Here's a bit of what they had to say, from pages 192-193 of the report:

The issue most extensively studied has been the impact of decriminalization on the prevalence of marijuana use among youths and adults. Penalties for possession of small amounts of marijuana for personal use were significantly reduced in 11 states in the 1970s (Bonnie, 1981b). All of these laws preclude incarceration for consumption-related marijuana offenses, making the offense punishable only by a fine, and most also classify the offense in a category (typically a civil infraction) that does not carry the stigmatizing consequence of having been convicted of a crime— hence the term 'decriminalization.'

Most cross-state comparisons in the United States (as well as in Australia; see McGeorge and Aitken, 1997) have found no significant differences in the prevalence of marijuana use in decriminalized and nondecriminalized states (e.g., Johnston et al., 1981; Single, 1989; DiNardo and Lemieux, 1992; Thies and Register, 1993).
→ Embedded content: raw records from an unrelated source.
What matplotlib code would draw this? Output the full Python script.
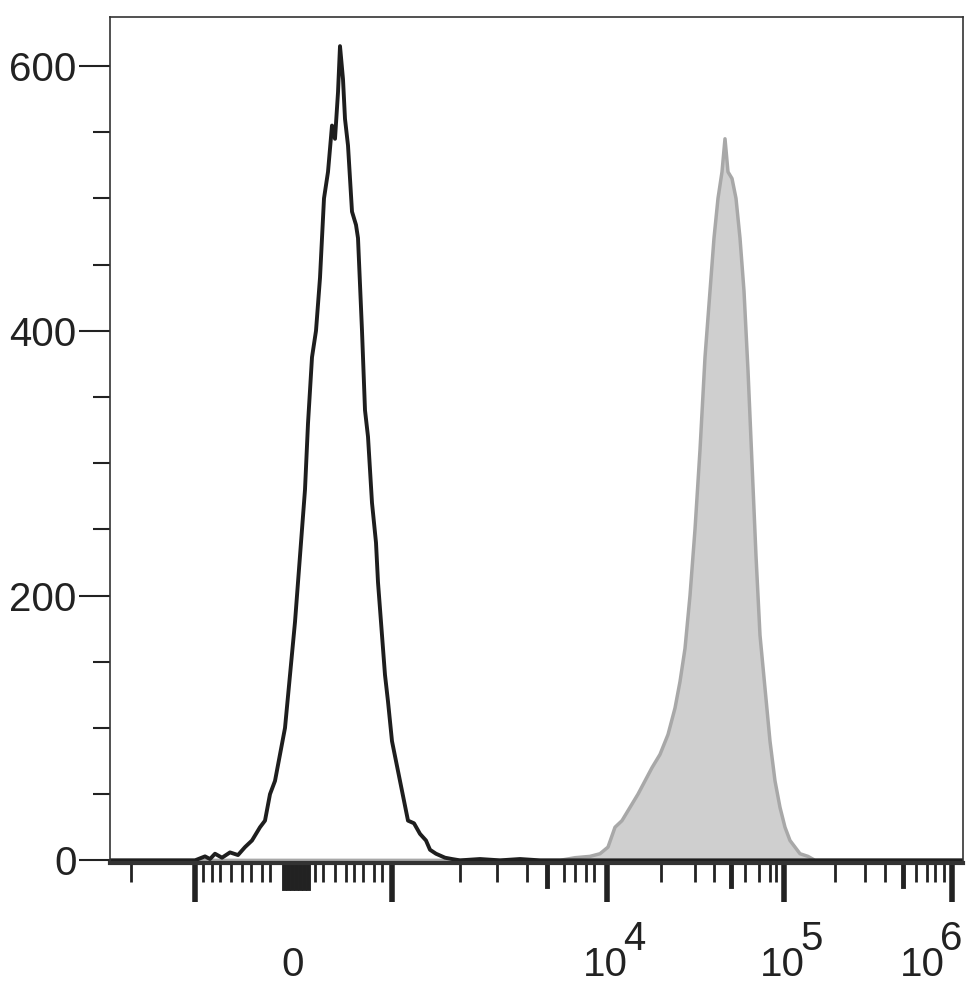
import matplotlib
matplotlib.use("Agg")
import matplotlib.pyplot as plt
import numpy as np
plt.rcParams['font.family'] = ['Liberation Sans', 'DejaVu Sans']

# x in display-channel units (biexponential axis, plotted linearly)
black_x = [110,195,205,210,215,222,230,238,245,252,260,265,270,275,280,285,290,295,300,305,308,312,316,320,324,328,332,335,338,340,343,345,348,352,356,358,362,365,368,372,376,378,382,385,388,392,396,400,404,408,414,420,426,430,436,445,452,460,480,500,520,540,560,963]
black_y = [0,0,3,1,5,2,6,4,10,15,25,30,50,60,80,100,140,180,230,280,330,380,400,440,500,520,555,545,580,615,590,560,540,490,480,470,400,340,320,270,240,210,170,140,120,90,75,60,45,30,28,20,15,8,5,2,1,0,1,0,1,0,0,0]
grey_x = [110,560,575,590,600,608,615,622,630,638,645,652,660,668,675,680,685,690,695,700,705,710,714,718,722,725,728,732,736,740,744,748,752,756,760,765,770,775,780,785,790,795,800,808,815,830,963]
grey_y = [0,0,2,3,5,10,25,30,40,50,60,70,80,95,115,135,160,200,250,310,380,430,470,500,520,545,520,515,500,470,430,370,300,230,170,130,90,60,40,25,15,10,5,3,0,0,0]

x_major = [195,392,607,784,952]
x_mid = [547,731,903]
x_minor = [131,203,212,220,231,242,251,262,270,315,323,335,346,354,363,374,382,460,497,527,564,575,586,594,661,695,714,745,759,770,776,835,865,885,916,927,935,944]
x_labels = {293:("0",""), 605:("10","4"), 782:("10","5"), 922:("10","6")}
y_major = [0,200,400,600]
y_minor = [50,100,150,250,300,350,450,500,550]

fig = plt.figure(figsize=(9.77,9.92), dpi=100)
ax = fig.add_axes([110/977, 1-863/992, 853/977, 846/992])
ax.fill_between(grey_x, grey_y, color="#cfcfcf", lw=0)
ax.plot(grey_x, grey_y, color="#a8a8a8", lw=2.5)
ax.plot(black_x, black_y, color="#1e1e1e", lw=2.8)
ax.set_xlim(110,963)
ax.set_ylim(-2,637)
for s in ax.spines.values():
    s.set_linewidth(1.2); s.set_color("#333333")
ax.spines["bottom"].set_linewidth(3)

ax.set_xticks(x_major)
ax.set_xticklabels([])
ax.tick_params(axis="x", which="major", length=28, width=4, color="#222222")
ax.set_xticks(x_minor, minor=True)
ax.tick_params(axis="x", which="minor", length=14, width=2, color="#222222")
for xm in x_mid:
    ax.plot([xm,xm],[0,-0.027],transform=ax.get_xaxis_transform(),color="#222222",lw=3.5,clip_on=False)
for xb in range(284,310,4):
    ax.plot([xb,xb],[0,-0.03],transform=ax.get_xaxis_transform(),color="#222222",lw=3.5,clip_on=False)
for xp, (base, sup) in x_labels.items():
    ax.text(xp, -0.12, base, transform=ax.get_xaxis_transform(), ha="center", va="center", fontsize=29, color="#222222")
    if sup:
        ax.text(xp+18, -0.09, sup, transform=ax.get_xaxis_transform(), ha="left", va="center", fontsize=29, color="#222222")

ax.set_yticks(y_major)
ax.set_yticklabels([str(v) for v in y_major], fontsize=29, color="#222222")
ax.set_yticks(y_minor, minor=True)
ax.tick_params(axis="y", which="major", length=22, width=1.5, pad=2, color="#222222")
ax.tick_params(axis="y", which="minor", length=12, width=1.5, color="#222222")
fig.savefig("out.png", dpi=100)
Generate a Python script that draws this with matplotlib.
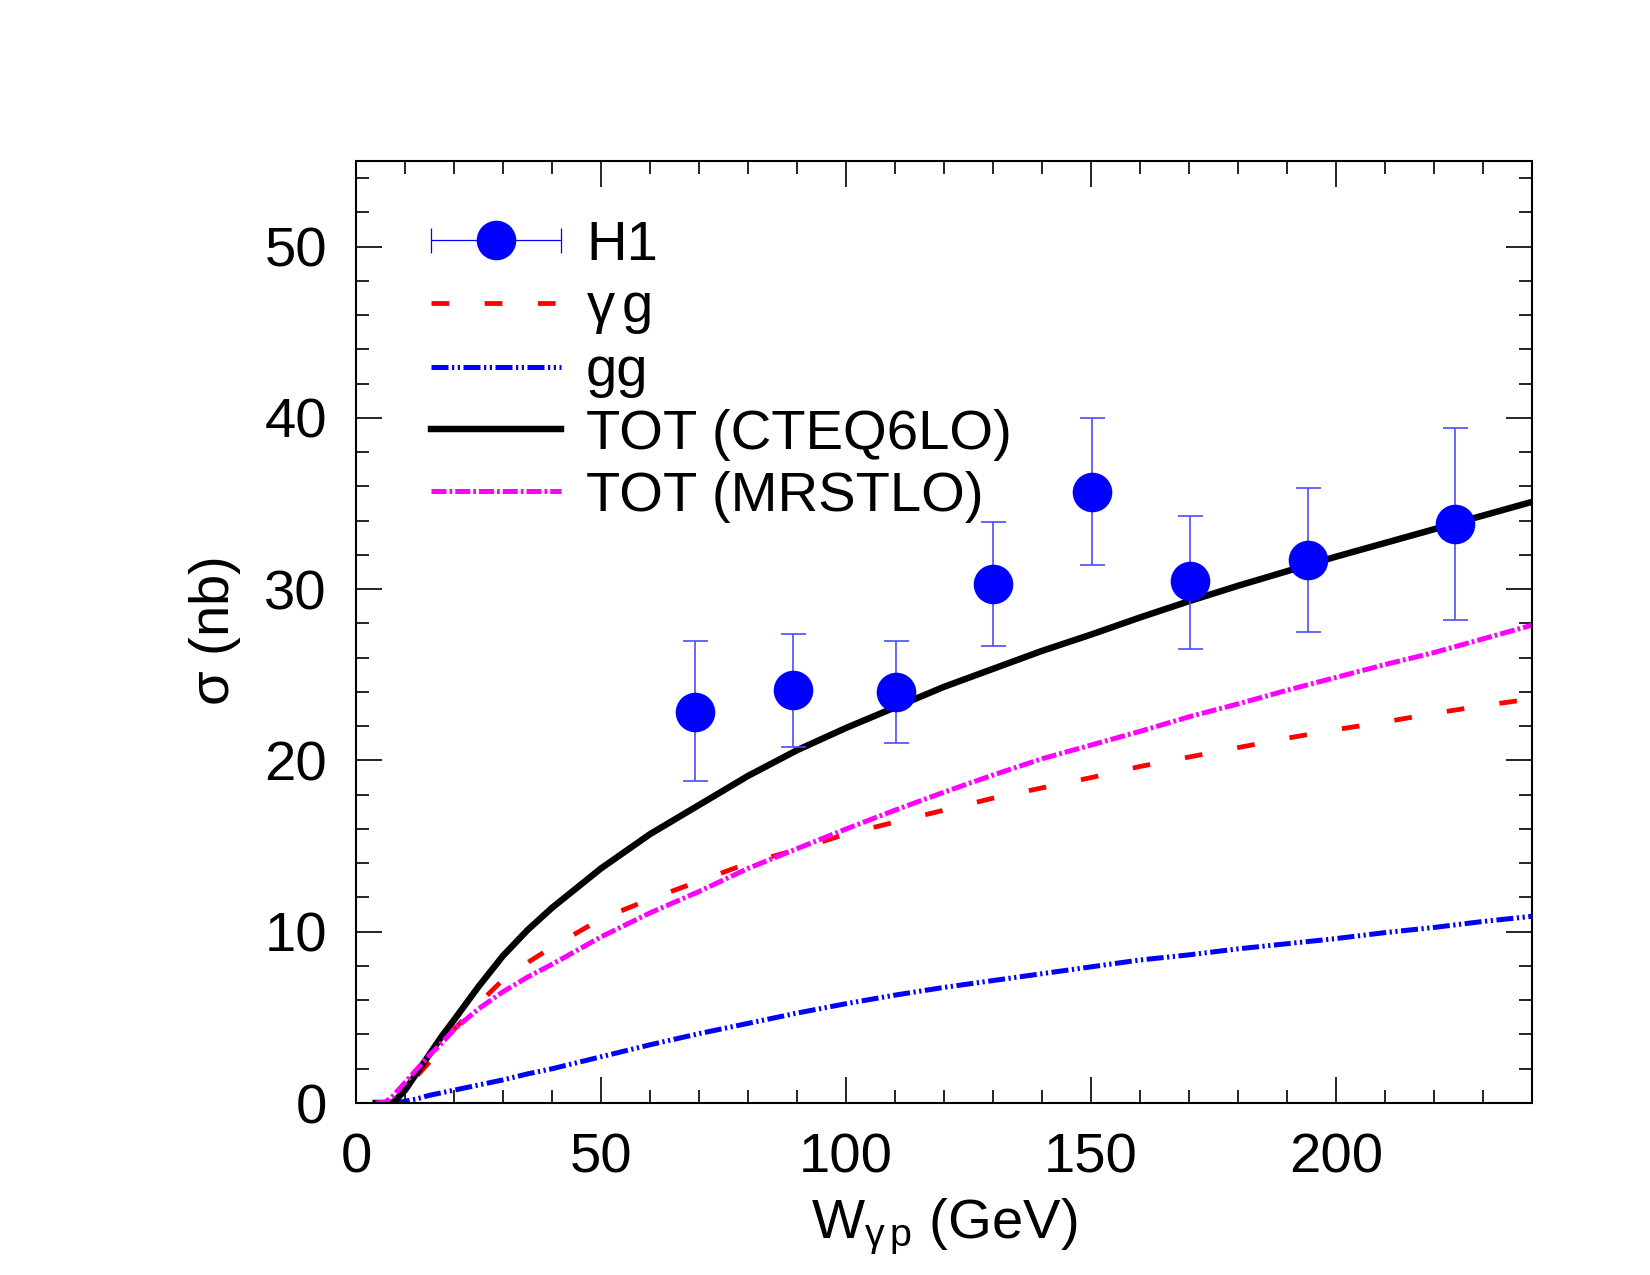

Even in the few studies that find an effect on prevalence, it is a weak one. ...

In summary, existing research seems to indicate that there is little apparent relationship between severity of sanctions prescribed for drug use and prevalence or frequency of use, and that perceived legal risk explains very little in the variance of individual drug use.

The most recent state-level data from the federal National Survey on Drug Use and Health continue to show little difference in use rates between states that have decriminalized marijuana and those that haven't.

For example, in Mississippi, a decrim state, 8.45% of those aged 12 and up say they've used marijuana in the past year. In neighboring Louisiana and Alabama, both of which continue to arrest and jail people caught possessing marijuana, the rates are 9.58% and 7.99%, respectively. Some decrim states, like Oregon, are above the national average of 10.37%, while others are below. Overall, the difference between decrim and non-decrim states is well within the survey's margin of error.

The lesson: Just because something seems like it should be true -- or makes a good sound bite -- doesn't make it so.